GEOPHYSICAL IMAGING OF THE BURIED EXTENTS OF SELECTED LAYERED MAFIC INTRUSIONS AND RELATION TO PLATINUM GROUP ELEMENT EXPLORATION

Layered, ultramafic-to-mafic intrusions such as the Stillwater, Bushveld and Duluth Complexes are economically important because they contain concentrations of chromium, nickel, copper, titanium, vanadium, and critical platinum-group elements (PGE’s). Large igneous systems are more likely to have PGE-enriched deposits because of the large volumes of silicate melt that required to form these deposits. Geophysical models indicating thick stratigraphic sections of cumulates and the presence of ultramafic rocks could be used to prioritize exploration activity. Gravity, magnetic, and seismic reflection data help determine the lateral extent and thickness of layered mafic intrusions. Gravity highs characterize the Stillwater, Duluth, and Bushveld Complexes. A 3D gravity model, constrained by magnetic and seismic reflection data, of the Stillwater Complex, indicates that it extends 30 km north and 40 km east of its outcrop beneath Phanerozoic cover and varies in thickness from 3,000 to 10,000 m, depending on the density contrast of the model. Two newly re-processed seismic lines cross portions of the gravity model related to buried Stillwater Complex and show layering in the upper to mid-crust (to depths of ~18 km) that may relate in part to the Stillwater Complex and underlying Archean basement.
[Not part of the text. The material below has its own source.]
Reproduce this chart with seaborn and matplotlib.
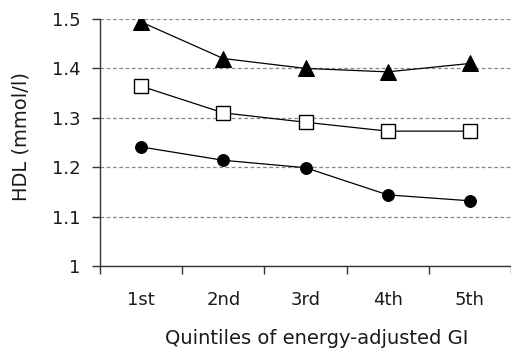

Inferred mid-crustal faults may reflect the Archean tectonics that originally displaced the Stillwater Complex. The 3D gravity and magnetic models of the Bushveld Complex north of the Thabazimbi-Murchison Lineament (TML), indicates that it is ~4 km thick, 160 km x ~125 km, and underlies ~1-2 km of cover. Modeled thick spots in the TML may represent feeders to the Bushveld Complex. Seismic reflection data from the Bushveld Complex image mineralized strata. The Duluth Complex magnetic data, when reduced to the measured paleomagnetic pole, show magnetic highs over normally magnetized intrusive and volcanic sequences and lows over reversely magnetized volcanic rocks. Archean granites below the low reflectivity Duluth Complex produce clear reflectors, providing constraints on the maximum thickness of the complex on its western end. Volcanic rocks overlying the complex near Lake Superior produce disrupted but laterally traceable reflectors, providing constraints on the depth of the top of the Complex in this region.